In December 2015, Dark Horse Comics announced that it had licensed the manga in North America, publishing the first volume on July 26, 2016. The manga has also been published in Taiwan by Tong Li Publishing.

===Volumes===

| No. | Original release date | Original ISBN | English release date | English ISBN |
|---|---|---|---|---|
| 1 | October 21, 2011 | 978-4-06-376146-7 | July 13, 2016 | 978-1-5067-0079-3 |
| 2 | November 21, 2017 | 978-4-06-393081-8 | January 16, 2019 | 978-1-5067-1021-1 |

==Reception==
Zainab Akhtar of The Guardian listed the manga as one of the "comics and graphic novels to look forward to in 2016". At San Diego Comic-Con 2016's "Best and Worst Manga" panel, the manga was part of the list of "Best New Manga for Grown-ups". It was nominated for the 2017 Eisner Award in the "Best U.S. Edition of International Material—Asia" category.

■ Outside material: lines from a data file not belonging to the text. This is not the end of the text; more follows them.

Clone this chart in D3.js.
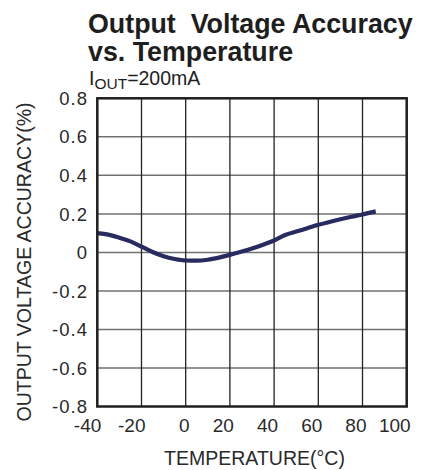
<!DOCTYPE html>
<html><head><meta charset="utf-8">
<script src="https://cdn.jsdelivr.net/npm/d3@7"></script>
<style>
html,body{margin:0;padding:0;background:#fff;}
svg{display:block;font-family:"Liberation Sans",Arial,Helvetica,sans-serif;}
</style></head>
<body><svg id="c" width="426" height="470"></svg>
<script>
const titleLines = ["Output  Voltage Accuracy", "vs. Temperature"];
const xLabel = "TEMPERATURE(°C)";
const yLabel = "OUTPUT VOLTAGE ACCURACY(%)";
const xTicks = [-40, -20, 0, 20, 40, 60, 80, 100];
const yTicks = [0.8, 0.6, 0.4, 0.2, 0, -0.2, -0.4, -0.6, -0.8];
const yTickLabels = ["0.8", "0.6", "0.4", "0.2", "0", "-0.2", "-0.4", "-0.6", "-0.8"];
const temperature = [-40, -35, -30, -25, -20, -15, -10, -5, 0, 5, 10, 15, 20, 25, 30, 35, 40, 45, 50, 55, 60, 65, 70, 75, 80, 86];
const accuracy = [0.100, 0.092, 0.076, 0.057, 0.030, 0.002, -0.020, -0.034, -0.042, -0.043, -0.038, -0.027, -0.013, 0.003, 0.020, 0.040, 0.062, 0.090, 0.108, 0.125, 0.143, 0.158, 0.172, 0.185, 0.197, 0.213];

const svg = d3.select("#c");
const L = 97.3, R = 406.7, T = 98.3, B = 406.5;
const x = d3.scaleLinear().domain([-40, 100]).range([L, R]);
const y = d3.scaleLinear().domain([-0.8, 0.8]).range([B, T]);
const ink = "#1e1e1e";

// title
svg.append("text").attr("x", 88).attr("y", 33).attr("font-size", 26.8).attr("font-weight", "bold").attr("fill", ink).style("white-space","pre").text(titleLines[0]);
svg.append("text").attr("x", 88).attr("y", 61).attr("font-size", 26.8).attr("font-weight", "bold").attr("fill", ink).text(titleLines[1]);
// subtitle
const st = svg.append("text").attr("x", 89).attr("y", 85).attr("font-size", 19.5).attr("fill", ink);
st.append("tspan").text("I");
st.append("tspan").attr("font-size", 15.5).attr("dy", 4).text("OUT");
st.append("tspan").attr("dy", -4).text("=200mA");

// grid
svg.append("g").selectAll("line").data(yTicks.slice(1, -1)).join("line")
  .attr("x1", L).attr("x2", R).attr("y1", d => y(d)).attr("y2", d => y(d))
  .attr("stroke", "#707070").attr("stroke-width", 1.5);
svg.append("g").selectAll("line").data(xTicks.slice(1, -1)).join("line")
  .attr("y1", T).attr("y2", B).attr("x1", d => x(d)).attr("x2", d => x(d))
  .attr("stroke", "#222").attr("stroke-width", 1.3);

// curve
const line = d3.line().x(d => x(d[0])).y(d => y(d[1])).curve(d3.curveMonotoneX);
svg.append("path").datum(temperature.map((t, i) => [t, accuracy[i]]))
  .attr("d", line).attr("fill", "none").attr("stroke", "#272b5f").attr("stroke-width", 4.2)
  .attr("stroke-linecap", "butt").attr("stroke-linejoin", "round");

// frame
svg.append("rect").attr("x", L).attr("y", T).attr("width", R - L).attr("height", B - T)
  .attr("fill", "none").attr("stroke", ink).attr("stroke-width", 2.5);

// y tick labels
svg.append("g").selectAll("text").data(yTicks).join("text")
  .attr("x", 88).attr("y", d => y(d)).attr("dy", "0.36em").attr("text-anchor", "end")
  .attr("font-size", 18.5).attr("letter-spacing", 1).attr("fill", "#2a2a2a")
  .text((d, i) => yTickLabels[i]);

// x tick labels
svg.append("g").selectAll("text").data(xTicks).join("text")
  .attr("x", d => x(d) + 4).attr("y", 432).attr("text-anchor", "end")
  .attr("font-size", 19).attr("fill", "#2a2a2a").text(d => String(d));

// axis titles
svg.append("text").attr("x", 254.5).attr("y", 465).attr("text-anchor", "middle")
  .attr("font-size", 19.5).attr("fill", "#2a2a2a").text(xLabel);
svg.append("text").attr("transform", "translate(30.5,262) rotate(-90)").attr("text-anchor", "middle")
  .attr("font-size", 21).attr("textLength", 319).attr("lengthAdjust", "spacingAndGlyphs")
  .attr("fill", "#2a2a2a").text(yLabel);
</script></body></html>
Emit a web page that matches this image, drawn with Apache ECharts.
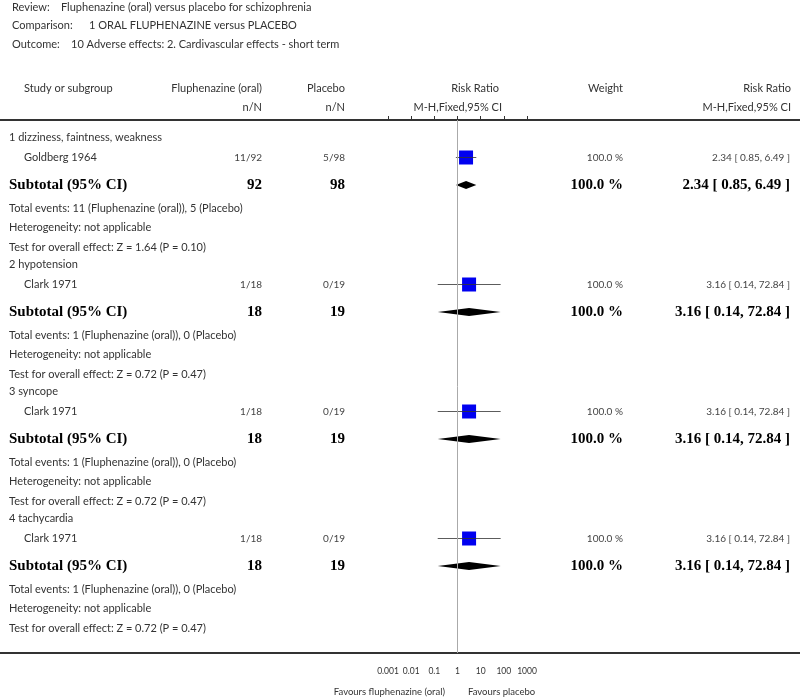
<!DOCTYPE html>
<html>
<head>
<meta charset="utf-8">
<script src="https://cdn.jsdelivr.net/npm/echarts@6/dist/echarts.min.js"></script>
<style>html,body{margin:0;padding:0;background:#fff;}#c{width:800px;height:697px;}</style>
</head>
<body>
<div id="c"></div>
<script>
// ---- data ----
const reviewTitle = 'Fluphenazine (oral) versus placebo for schizophrenia';
const comparisonTitle = '1 ORAL FLUPHENAZINE versus PLACEBO';
const outcomeTitle = '10 Adverse effects: 2. Cardivascular effects - short term';
const groups = ['1 dizziness, faintness, weakness', '2 hypotension', '3 syncope', '4 tachycardia'];
const studies = ['Goldberg 1964', 'Clark 1971', 'Clark 1971', 'Clark 1971'];
const fluEvents = [11, 1, 1, 1];
const fluTotal = [92, 18, 18, 18];
const plaEvents = [5, 0, 0, 0];
const plaTotal = [98, 19, 19, 19];
const studyRR = [2.34, 3.16, 3.16, 3.16];
const studyLo = [0.85, 0.14, 0.14, 0.14];
const studyHi = [6.49, 72.84, 72.84, 72.84];
const studyWeight = [100.0, 100.0, 100.0, 100.0];
const subRR = [2.34, 3.16, 3.16, 3.16];
const subLo = [0.85, 0.14, 0.14, 0.14];
const subHi = [6.49, 72.84, 72.84, 72.84];
const zValues = ['1.64', '0.72', '0.72', '0.72'];
const pValues = ['0.10', '0.47', '0.47', '0.47'];
const tickLabels = ['0.001', '0.01', '0.1', '1', '10', '100', '1000'];
const favoursLeft = 'Favours fluphenazine (oral)';
const favoursRight = 'Favours placebo';

// ---- layout ----
const SANS = 'Lato, "Open Sans", sans-serif';
const SERIF = '"Liberation Serif", "DejaVu Serif", serif';
const TXT = '#333';
const rowStep = {group: 20.5, study: 27.5, subtotal: 23, total: 19.5, het: 19.5, test: 17};
const rows = [];
groups.forEach((g, i) => {
  ['group', 'study', 'subtotal', 'total', 'het', 'test'].forEach(k => rows.push({kind: k, i: i}));
});
let yy = 17;
rows.forEach(r => { r.y = yy; yy += rowStep[r.kind]; });

function t(x, y, s, o) {
  o = o || {};
  return {
    type: 'text',
    style: {
      x: x, y: y, text: s,
      align: o.align || 'left', verticalAlign: 'middle',
      fontFamily: o.serif ? SERIF : SANS,
      fontWeight: o.bold ? 'bold' : 'normal',
      fontSize: o.size || 11,
      fill: o.color || TXT
    }
  };
}
const f2 = v => v.toFixed(2);
const ciText = (r, l, h) => f2(r) + ' [ ' + f2(l) + ', ' + f2(h) + ' ]';

const chart = echarts.init(document.getElementById('c'), null, {renderer: 'canvas'});

const studyData = studies.map((s, i) => [studyRR[i], studyLo[i], studyHi[i], rows.find(r => r.kind === 'study' && r.i === i).y, studyWeight[i]]);
const subData = groups.map((g, i) => [subRR[i], subLo[i], subHi[i], rows.find(r => r.kind === 'subtotal' && r.i === i).y]);
const rowData = rows.map((r, k) => [1, r.y, k]);

const option = {
  animation: false,
  backgroundColor: '#fff',
  grid: {left: 388, width: 139, top: 120, bottom: 44},
  xAxis: {
    type: 'log', logBase: 10, min: 0.001, max: 1000, splitNumber: 6,
    axisLine: {show: true, lineStyle: {color: '#333', width: 2}},
    axisTick: {show: true, inside: true, length: 4, lineStyle: {color: '#333', width: 1}},
    splitLine: {show: false},
    axisLabel: {
      margin: 14, fontSize: 8.5, fontFamily: SANS, color: TXT,
      formatter: v => tickLabels[Math.round(Math.log10(v)) + 3]
    }
  },
  yAxis: {type: 'value', inverse: true, min: 0, max: 533, show: false},
  graphic: [
    {type: 'line', shape: {x1: 0, y1: 653, x2: 800, y2: 653}, style: {stroke: '#333', lineWidth: 2}, z: 1},
    {type: 'line', shape: {x1: 0, y1: 120, x2: 800, y2: 120}, style: {stroke: '#333', lineWidth: 2}},
    t(12, 7, 'Review:'), t(61, 7, reviewTitle),
    t(12, 25, 'Comparison:'), t(89, 25, comparisonTitle),
    t(12, 44, 'Outcome:'), t(71, 44, outcomeTitle),
    t(24, 88, 'Study or subgroup'),
    t(262, 88, 'Fluphenazine (oral)', {align: 'right'}),
    t(345, 88, 'Placebo', {align: 'right'}),
    t(499, 88, 'Risk Ratio', {align: 'right'}),
    t(623, 88, 'Weight', {align: 'right'}),
    t(791, 88, 'Risk Ratio', {align: 'right'}),
    t(262, 107, 'n/N', {align: 'right'}),
    t(345, 107, 'n/N', {align: 'right'}),
    t(502, 107, 'M-H,Fixed,95% CI', {align: 'right'}),
    t(791, 107, 'M-H,Fixed,95% CI', {align: 'right'}),
    t(445, 692, favoursLeft, {align: 'right', size: 9.5}),
    t(468, 692, favoursRight, {size: 9.5})
  ],
  series: [
    {
      type: 'custom', name: 'rows', clip: false, silent: true,
      data: rowData,
      encode: {x: 0, y: 1},
      renderItem: function (params, api) {
        const r = rows[api.value(2)];
        const y = api.coord([1, api.value(1)])[1];
        const i = r.i;
        let ch = [];
        if (r.kind === 'group') ch = [t(9, y, groups[i])];
        else if (r.kind === 'study') ch = [
          t(24, y, studies[i]),
          t(262, y, fluEvents[i] + '/' + fluTotal[i], {align: 'right', size: 10, color: '#444'}),
          t(345, y, plaEvents[i] + '/' + plaTotal[i], {align: 'right', size: 10, color: '#444'}),
          t(623, y, studyWeight[i].toFixed(1) + ' %', {align: 'right', size: 10, color: '#444'}),
          t(790, y, ciText(studyRR[i], studyLo[i], studyHi[i]), {align: 'right', size: 10, color: '#444'})
        ];
        else if (r.kind === 'subtotal') ch = [
          t(9, y, 'Subtotal (95% CI)', {serif: true, bold: true, size: 15, color: '#000'}),
          t(262, y, String(fluTotal[i]), {align: 'right', serif: true, bold: true, size: 15, color: '#000'}),
          t(345, y, String(plaTotal[i]), {align: 'right', serif: true, bold: true, size: 15, color: '#000'}),
          t(623, y, '100.0 %', {align: 'right', serif: true, bold: true, size: 15, color: '#000'}),
          t(790, y, ciText(subRR[i], subLo[i], subHi[i]), {align: 'right', serif: true, bold: true, size: 15, color: '#000'})
        ];
        else if (r.kind === 'total') ch = [t(9, y, 'Total events: ' + fluEvents[i] + ' (Fluphenazine (oral)), ' + plaEvents[i] + ' (Placebo)')];
        else if (r.kind === 'het') ch = [t(9, y, 'Heterogeneity: not applicable')];
        else ch = [t(9, y, 'Test for overall effect: Z = ' + zValues[i] + ' (P = ' + pValues[i] + ')')];
        return {type: 'group', children: ch};
      }
    },
    {
      type: 'custom', name: 'studies', clip: false,
      data: studyData,
      encode: {x: 0, y: 3},
      renderItem: function (params, api) {
        const c = api.coord([api.value(0), api.value(3)]);
        const l = api.coord([api.value(1), api.value(3)]);
        const h = api.coord([api.value(2), api.value(3)]);
        const s = 14 * Math.sqrt(api.value(4) / 100);
        return {type: 'group', children: [
          {type: 'rect', shape: {x: c[0] - s / 2, y: c[1] - s / 2, width: s, height: s}, style: {fill: '#0000f0'}},
          {type: 'line', shape: {x1: l[0], y1: c[1], x2: h[0], y2: c[1]}, style: {stroke: '#333', lineWidth: 1, opacity: 0.8}}
        ]};
      },
      markLine: {
        silent: true, symbol: ['none', 'none'], label: {show: false},
        lineStyle: {color: '#aaa', width: 1, type: 'solid'},
        data: [{xAxis: 1}]
      }
    },
    {
      type: 'custom', name: 'subtotals', clip: false,
      data: subData,
      encode: {x: 0, y: 3},
      renderItem: function (params, api) {
        const c = api.coord([api.value(0), api.value(3)]);
        const l = api.coord([api.value(1), api.value(3)]);
        const h = api.coord([api.value(2), api.value(3)]);
        return {type: 'polygon', shape: {points: [[l[0], c[1]], [c[0], c[1] - 4], [h[0], c[1]], [c[0], c[1] + 4]]}, style: {fill: '#000'}};
      }
    }
  ]
};
chart.setOption(option);
</script>
</body>
</html>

Silverman commended the detailed art and the believability of Mikura's island, noting that her light attire comes off as being for comfort rather than fanservice. Silverman concludes that the first volume is "the kind of book you can get lost in". Kate O'Neil of The Fandom Post noted Tsuruta's use of his intricate hand-drawn art to tell the story, describing the manga as "filled with whimsy and obsessive detail." However, O'Neil was disappointed in the cliffhanger ending, saying: "perhaps it lingers a bit too long on setting the mood because it feels like the story is just beginning as this volume ends." Shea Hennum of The A.V. Club complimented the manga's art, calling it a "beautifully drawn and precisely detailed rendering of life on the Izu and Ogasawara islands". However, Hennum found the story to be "quotidian and mundane [...] devoid of sexuality or even romance". She concludes that the juxtaposition of this innocence with Tsuruta's fanservice leads to a mismatch in tone, resulting in a bemusing experience. McCulloch compared Tsuruta's art to Hiroaki Samura's—whose Blade of the Immortal is also serialized in the same magazine—calling it "lithe and painterly", where it could also possibly be appreciated for distinguishing itself from the art of shōnen manga.